Who was Helena Kagan?
This is a question that at one time every Jerusalemite could answer, because she was the pediatrician in the city.
Helena Kagan was born in Tashkent in 1889. A talented pianist, she also studied medicine in Switzerland. On qualifying as a pediatrician, she decided to forgo all thoughts of a career as a pianist and, determined to help build the Jewish state in Palestine, sailed for Jaffa in 1913.
Women were not granted licenses to practice medicine in the Ottoman Empire, but after playing a decisive role in containing a cholera epidemic, the young Dr. Helena Kagan was granted an honorary license – the only woman doctor in the Ottoman Empire! She opened a small clinic in her home and became the first pediatrician in the country.
Dr. Kagan headed the pediatrics department at Bikkur Holim Hospital, where she also established a school of nursing. She initiated the well-baby clinics, did research in rheumatic fever, pioneered welfare centers for Jews and Arabs, and oversaw the WIZO projects for babies and children. Her emphasis on pediatric preventive medicine carried over to her work in preventing children from becoming school dropouts – hence the learning center.

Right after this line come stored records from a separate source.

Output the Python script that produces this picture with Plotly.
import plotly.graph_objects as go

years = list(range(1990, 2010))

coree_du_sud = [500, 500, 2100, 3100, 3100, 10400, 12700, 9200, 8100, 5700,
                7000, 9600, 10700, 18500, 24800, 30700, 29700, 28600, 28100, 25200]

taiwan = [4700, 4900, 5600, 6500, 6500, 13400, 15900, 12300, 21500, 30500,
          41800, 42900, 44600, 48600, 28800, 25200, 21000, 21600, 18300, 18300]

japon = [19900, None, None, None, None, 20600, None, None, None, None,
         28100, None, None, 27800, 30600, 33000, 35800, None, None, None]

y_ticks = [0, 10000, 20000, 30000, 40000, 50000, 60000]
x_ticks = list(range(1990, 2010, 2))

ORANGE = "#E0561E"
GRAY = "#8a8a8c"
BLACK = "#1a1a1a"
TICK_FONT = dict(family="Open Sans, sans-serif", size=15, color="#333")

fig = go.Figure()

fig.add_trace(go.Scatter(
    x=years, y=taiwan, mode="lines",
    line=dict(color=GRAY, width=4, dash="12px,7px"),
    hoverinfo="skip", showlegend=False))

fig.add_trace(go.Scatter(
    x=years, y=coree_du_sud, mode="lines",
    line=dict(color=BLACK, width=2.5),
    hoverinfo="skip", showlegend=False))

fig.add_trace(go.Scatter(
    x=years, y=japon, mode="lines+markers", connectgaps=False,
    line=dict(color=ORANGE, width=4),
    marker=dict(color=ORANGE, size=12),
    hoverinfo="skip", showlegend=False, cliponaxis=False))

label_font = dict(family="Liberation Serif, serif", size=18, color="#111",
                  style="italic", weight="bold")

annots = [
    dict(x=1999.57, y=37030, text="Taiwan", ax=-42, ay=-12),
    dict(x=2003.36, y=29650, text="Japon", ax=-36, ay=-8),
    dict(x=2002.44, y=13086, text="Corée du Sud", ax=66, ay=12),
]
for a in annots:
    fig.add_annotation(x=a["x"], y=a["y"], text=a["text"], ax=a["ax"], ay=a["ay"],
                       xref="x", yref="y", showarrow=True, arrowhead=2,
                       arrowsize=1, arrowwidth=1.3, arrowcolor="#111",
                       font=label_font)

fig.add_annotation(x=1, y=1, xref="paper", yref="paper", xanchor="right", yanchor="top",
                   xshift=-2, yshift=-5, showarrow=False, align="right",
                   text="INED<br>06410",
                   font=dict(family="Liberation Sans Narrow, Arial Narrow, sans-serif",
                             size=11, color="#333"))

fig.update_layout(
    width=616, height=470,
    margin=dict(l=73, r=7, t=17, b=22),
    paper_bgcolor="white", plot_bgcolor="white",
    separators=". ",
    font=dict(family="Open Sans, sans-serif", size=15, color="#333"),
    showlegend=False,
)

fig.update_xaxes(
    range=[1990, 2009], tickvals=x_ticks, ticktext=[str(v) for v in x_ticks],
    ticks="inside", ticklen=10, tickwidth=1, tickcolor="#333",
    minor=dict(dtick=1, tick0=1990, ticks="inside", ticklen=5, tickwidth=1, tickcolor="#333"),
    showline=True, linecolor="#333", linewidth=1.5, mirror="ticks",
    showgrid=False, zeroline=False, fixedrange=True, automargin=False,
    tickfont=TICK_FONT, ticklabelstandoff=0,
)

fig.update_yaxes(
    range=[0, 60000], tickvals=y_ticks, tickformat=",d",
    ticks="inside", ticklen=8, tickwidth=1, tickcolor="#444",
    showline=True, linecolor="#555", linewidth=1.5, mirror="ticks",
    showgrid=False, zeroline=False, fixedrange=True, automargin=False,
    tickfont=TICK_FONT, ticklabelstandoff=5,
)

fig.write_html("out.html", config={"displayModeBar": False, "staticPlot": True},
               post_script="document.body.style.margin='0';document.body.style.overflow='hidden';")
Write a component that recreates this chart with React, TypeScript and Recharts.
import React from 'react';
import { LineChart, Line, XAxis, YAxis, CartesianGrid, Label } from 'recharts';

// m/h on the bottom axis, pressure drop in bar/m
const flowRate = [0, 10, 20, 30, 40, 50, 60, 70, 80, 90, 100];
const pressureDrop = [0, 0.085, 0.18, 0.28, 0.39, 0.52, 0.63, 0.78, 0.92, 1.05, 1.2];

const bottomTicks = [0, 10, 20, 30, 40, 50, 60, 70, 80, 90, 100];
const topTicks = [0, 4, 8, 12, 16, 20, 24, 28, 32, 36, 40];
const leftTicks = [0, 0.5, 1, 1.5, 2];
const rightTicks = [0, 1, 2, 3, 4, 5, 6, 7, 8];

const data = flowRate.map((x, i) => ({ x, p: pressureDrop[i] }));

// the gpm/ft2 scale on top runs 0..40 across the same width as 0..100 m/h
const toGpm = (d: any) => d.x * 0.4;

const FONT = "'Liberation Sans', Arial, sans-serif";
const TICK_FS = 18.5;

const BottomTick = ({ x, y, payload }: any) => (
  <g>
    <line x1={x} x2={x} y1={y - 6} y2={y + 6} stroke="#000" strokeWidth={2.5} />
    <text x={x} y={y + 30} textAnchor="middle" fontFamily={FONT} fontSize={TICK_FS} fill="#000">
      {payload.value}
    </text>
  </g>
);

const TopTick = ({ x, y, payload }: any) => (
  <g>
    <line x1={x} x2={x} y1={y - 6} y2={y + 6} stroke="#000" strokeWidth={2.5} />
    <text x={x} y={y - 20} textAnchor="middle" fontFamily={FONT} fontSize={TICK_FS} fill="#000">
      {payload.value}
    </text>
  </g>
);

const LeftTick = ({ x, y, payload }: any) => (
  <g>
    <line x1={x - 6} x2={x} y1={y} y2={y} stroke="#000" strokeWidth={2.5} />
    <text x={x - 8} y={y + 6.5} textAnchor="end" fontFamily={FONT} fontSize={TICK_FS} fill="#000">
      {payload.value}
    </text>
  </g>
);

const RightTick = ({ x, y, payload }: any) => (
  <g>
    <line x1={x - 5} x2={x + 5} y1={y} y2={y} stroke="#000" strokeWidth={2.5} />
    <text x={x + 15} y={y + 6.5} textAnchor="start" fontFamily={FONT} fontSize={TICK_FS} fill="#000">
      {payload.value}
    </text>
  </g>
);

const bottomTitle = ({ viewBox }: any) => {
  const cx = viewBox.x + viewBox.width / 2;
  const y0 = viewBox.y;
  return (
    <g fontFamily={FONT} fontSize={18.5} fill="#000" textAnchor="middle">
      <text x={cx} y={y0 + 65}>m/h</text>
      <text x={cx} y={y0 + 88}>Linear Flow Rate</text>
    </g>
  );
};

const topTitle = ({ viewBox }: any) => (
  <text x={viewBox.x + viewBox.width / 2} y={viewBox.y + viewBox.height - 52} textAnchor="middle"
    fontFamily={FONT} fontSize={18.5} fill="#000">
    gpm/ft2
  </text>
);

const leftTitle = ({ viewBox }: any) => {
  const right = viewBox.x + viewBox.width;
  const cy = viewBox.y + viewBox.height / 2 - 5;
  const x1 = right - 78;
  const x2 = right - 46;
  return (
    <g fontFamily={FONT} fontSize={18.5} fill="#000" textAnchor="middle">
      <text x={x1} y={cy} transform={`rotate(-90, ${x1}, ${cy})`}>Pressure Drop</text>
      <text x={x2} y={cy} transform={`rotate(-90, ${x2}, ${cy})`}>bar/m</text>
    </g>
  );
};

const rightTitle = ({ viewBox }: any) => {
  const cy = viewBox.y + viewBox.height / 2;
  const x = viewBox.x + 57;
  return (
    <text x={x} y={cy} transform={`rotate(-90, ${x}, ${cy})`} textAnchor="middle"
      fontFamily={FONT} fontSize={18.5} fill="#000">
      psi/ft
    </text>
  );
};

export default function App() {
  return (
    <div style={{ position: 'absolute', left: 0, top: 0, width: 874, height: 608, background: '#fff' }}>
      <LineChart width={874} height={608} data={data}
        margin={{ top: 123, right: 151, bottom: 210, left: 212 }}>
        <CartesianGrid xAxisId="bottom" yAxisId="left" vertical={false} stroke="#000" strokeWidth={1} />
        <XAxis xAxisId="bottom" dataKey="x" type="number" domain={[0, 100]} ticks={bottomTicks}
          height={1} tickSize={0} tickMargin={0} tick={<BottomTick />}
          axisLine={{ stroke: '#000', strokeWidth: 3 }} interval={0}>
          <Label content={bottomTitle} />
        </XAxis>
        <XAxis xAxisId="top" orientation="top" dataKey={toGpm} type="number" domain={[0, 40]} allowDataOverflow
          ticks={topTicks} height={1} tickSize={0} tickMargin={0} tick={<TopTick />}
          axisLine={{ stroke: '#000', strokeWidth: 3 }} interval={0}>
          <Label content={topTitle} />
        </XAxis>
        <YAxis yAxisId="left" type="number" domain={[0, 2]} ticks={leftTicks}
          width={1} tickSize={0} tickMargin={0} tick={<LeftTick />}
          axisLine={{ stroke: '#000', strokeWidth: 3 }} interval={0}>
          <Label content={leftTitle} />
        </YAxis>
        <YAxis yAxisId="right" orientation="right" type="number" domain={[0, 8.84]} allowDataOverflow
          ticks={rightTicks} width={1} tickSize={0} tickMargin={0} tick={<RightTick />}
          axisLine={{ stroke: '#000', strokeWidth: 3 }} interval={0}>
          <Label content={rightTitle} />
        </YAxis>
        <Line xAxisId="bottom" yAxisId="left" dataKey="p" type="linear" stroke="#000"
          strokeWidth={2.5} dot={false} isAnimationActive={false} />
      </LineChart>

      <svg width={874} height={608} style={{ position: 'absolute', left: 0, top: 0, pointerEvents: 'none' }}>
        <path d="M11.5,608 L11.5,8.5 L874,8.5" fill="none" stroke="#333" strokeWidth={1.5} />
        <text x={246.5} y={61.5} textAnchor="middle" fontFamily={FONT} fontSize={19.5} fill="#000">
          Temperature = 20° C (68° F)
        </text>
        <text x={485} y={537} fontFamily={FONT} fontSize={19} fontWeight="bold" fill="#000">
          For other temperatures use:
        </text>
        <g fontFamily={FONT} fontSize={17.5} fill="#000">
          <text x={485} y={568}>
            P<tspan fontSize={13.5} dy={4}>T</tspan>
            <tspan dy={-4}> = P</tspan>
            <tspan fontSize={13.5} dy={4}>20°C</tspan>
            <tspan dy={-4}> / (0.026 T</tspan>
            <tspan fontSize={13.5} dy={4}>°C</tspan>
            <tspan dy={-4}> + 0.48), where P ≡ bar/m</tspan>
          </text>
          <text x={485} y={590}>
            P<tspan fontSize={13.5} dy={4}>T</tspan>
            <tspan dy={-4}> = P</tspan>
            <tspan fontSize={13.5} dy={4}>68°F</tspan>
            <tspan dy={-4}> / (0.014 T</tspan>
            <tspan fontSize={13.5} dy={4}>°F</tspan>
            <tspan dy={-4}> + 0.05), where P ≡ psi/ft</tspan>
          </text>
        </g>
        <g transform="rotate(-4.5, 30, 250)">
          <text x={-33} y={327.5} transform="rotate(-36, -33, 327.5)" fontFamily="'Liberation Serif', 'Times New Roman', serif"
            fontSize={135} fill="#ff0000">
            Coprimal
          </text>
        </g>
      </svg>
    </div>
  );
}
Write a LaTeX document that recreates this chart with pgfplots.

Dr. Kagan was elected to the legislative council of the Jewish community in Palestine, and was a member of the Board of Governors of the Hebrew University. In 1958, she became the first woman to receive the Freedom of the City of Jerusalem, and in 1975 she was awarded The Israel Prize.
At the age of 78, during the Six-Day War, she tended the wounded in a hospital emergency room for 36 hours straight, and in her 80s she was still taking the bus to the Hadassah medical library weekly to keep abreast of the latest developments, so that she could provide the best care for the patients she saw in her daily clinic.
Helena Kagan died at the age of 89 – a legend in her own time.